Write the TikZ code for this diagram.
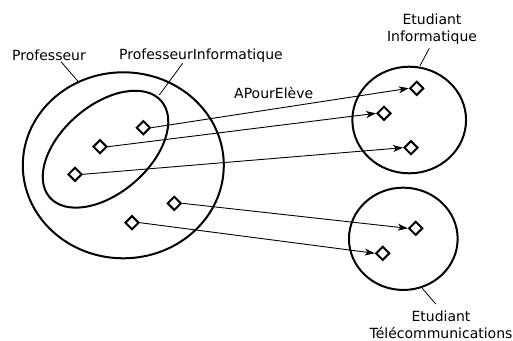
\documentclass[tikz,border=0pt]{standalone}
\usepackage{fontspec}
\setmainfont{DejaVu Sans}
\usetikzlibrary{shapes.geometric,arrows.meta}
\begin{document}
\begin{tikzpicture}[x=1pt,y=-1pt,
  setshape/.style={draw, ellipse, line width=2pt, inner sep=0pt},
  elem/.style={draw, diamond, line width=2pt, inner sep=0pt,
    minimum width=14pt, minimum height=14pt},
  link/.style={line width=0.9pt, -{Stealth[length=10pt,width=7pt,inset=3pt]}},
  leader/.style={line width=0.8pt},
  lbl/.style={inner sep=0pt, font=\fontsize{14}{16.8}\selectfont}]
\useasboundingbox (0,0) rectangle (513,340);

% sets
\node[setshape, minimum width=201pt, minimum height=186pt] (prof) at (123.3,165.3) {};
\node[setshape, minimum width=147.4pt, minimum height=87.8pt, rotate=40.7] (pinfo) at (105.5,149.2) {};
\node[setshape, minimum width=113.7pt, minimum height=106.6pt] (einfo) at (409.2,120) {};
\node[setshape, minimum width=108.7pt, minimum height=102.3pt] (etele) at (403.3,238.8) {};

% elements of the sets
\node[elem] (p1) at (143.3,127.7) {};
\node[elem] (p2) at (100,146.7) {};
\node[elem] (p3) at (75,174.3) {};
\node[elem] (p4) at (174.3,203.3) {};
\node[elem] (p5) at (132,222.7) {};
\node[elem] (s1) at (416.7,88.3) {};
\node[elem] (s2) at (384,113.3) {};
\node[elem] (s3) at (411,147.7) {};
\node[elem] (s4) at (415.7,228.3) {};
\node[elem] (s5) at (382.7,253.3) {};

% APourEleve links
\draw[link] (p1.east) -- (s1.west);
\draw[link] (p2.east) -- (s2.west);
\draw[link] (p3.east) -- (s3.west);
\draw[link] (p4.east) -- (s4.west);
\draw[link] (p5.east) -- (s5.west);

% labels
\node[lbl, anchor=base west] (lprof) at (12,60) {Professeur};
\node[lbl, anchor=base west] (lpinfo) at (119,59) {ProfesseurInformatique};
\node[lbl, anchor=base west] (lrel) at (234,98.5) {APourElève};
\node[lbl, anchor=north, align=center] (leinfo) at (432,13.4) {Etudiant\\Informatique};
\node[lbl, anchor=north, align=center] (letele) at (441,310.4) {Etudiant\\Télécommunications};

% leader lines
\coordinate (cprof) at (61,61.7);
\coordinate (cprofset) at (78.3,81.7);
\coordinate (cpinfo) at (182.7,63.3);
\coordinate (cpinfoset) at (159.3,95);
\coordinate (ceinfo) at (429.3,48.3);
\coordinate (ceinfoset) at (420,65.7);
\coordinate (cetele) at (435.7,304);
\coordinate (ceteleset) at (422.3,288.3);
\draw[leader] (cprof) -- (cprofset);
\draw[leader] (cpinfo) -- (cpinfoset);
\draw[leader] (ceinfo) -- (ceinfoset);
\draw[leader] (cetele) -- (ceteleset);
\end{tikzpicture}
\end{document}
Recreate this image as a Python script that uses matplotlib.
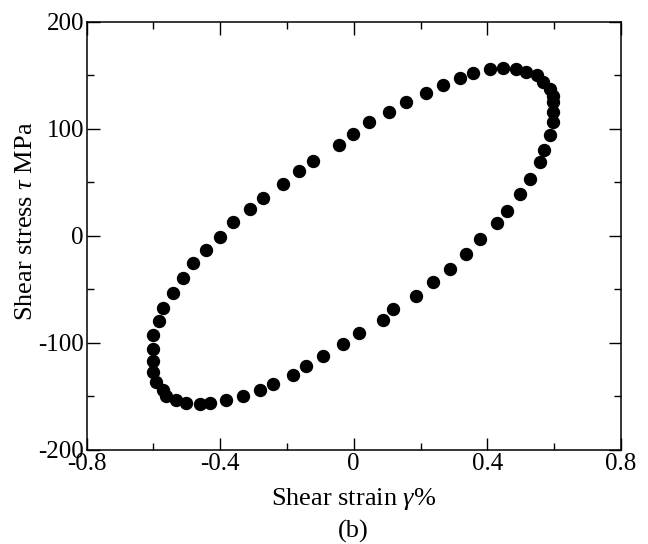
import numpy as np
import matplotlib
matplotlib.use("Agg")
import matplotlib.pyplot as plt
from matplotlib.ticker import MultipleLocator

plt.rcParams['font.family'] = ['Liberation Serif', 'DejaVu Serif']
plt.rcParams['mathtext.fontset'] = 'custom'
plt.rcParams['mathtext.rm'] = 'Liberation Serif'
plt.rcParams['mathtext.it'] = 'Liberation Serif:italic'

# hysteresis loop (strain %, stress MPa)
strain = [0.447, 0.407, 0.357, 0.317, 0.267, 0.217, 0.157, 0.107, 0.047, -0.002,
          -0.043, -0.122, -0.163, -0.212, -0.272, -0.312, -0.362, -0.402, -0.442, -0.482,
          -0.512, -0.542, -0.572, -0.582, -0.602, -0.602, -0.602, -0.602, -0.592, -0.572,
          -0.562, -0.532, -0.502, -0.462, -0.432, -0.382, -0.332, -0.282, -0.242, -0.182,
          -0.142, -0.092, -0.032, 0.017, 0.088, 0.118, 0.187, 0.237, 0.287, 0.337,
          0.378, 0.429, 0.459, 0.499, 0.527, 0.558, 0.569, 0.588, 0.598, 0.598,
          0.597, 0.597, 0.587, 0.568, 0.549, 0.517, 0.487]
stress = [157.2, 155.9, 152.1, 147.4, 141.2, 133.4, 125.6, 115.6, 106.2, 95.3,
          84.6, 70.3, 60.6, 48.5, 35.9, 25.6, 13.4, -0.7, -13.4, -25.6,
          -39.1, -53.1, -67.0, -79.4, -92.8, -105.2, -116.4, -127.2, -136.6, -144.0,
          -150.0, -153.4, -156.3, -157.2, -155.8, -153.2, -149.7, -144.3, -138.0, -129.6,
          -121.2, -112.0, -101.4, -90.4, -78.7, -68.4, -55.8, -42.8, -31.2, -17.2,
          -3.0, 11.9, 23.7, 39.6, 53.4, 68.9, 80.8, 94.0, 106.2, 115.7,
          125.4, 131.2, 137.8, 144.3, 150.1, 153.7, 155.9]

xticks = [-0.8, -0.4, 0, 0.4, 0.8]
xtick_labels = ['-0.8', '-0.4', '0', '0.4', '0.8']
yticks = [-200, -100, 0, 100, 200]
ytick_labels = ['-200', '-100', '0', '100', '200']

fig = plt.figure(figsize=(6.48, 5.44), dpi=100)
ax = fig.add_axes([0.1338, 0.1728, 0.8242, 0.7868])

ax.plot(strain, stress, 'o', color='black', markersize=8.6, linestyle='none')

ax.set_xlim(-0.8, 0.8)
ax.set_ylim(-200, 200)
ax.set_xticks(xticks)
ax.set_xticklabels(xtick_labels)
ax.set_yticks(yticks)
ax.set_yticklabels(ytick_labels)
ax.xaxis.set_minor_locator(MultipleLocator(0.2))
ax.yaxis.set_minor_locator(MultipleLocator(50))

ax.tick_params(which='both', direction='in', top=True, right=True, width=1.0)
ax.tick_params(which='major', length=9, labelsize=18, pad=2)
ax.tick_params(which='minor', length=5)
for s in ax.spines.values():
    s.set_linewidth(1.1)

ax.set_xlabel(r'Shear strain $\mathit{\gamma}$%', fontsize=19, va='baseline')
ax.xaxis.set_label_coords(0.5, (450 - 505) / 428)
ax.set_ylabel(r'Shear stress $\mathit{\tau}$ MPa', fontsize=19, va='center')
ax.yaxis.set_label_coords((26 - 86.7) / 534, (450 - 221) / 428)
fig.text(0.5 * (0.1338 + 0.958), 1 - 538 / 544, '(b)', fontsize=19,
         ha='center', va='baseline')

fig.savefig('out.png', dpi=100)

.....

Begin at the first line of the material and copy each line exactly through the one containing "minimum width=108.7pt, minimum". Omit pictures.

» **Output**:
Write the TikZ code for this diagram.
\documentclass[tikz,border=0pt]{standalone}
\usepackage{fontspec}
\setmainfont{DejaVu Sans}
\usetikzlibrary{shapes.geometric,arrows.meta}
\begin{document}
\begin{tikzpicture}[x=1pt,y=-1pt,
  setshape/.style={draw, ellipse, line width=2pt, inner sep=0pt},
  elem/.style={draw, diamond, line width=2pt, inner sep=0pt,
    minimum width=14pt, minimum height=14pt},
  link/.style={line width=0.9pt, -{Stealth[length=10pt,width=7pt,inset=3pt]}},
  leader/.style={line width=0.8pt},
  lbl/.style={inner sep=0pt, font=\fontsize{14}{16.8}\selectfont}]
\useasboundingbox (0,0) rectangle (513,340);

% sets
\node[setshape, minimum width=201pt, minimum height=186pt] (prof) at (123.3,165.3) {};
\node[setshape, minimum width=147.4pt, minimum height=87.8pt, rotate=40.7] (pinfo) at (105.5,149.2) {};
\node[setshape, minimum width=113.7pt, minimum height=106.6pt] (einfo) at (409.2,120) {};
\node[setshape, minimum width=108.7pt, minimum height=102.3pt] (etele) at (403.3,238.8) {};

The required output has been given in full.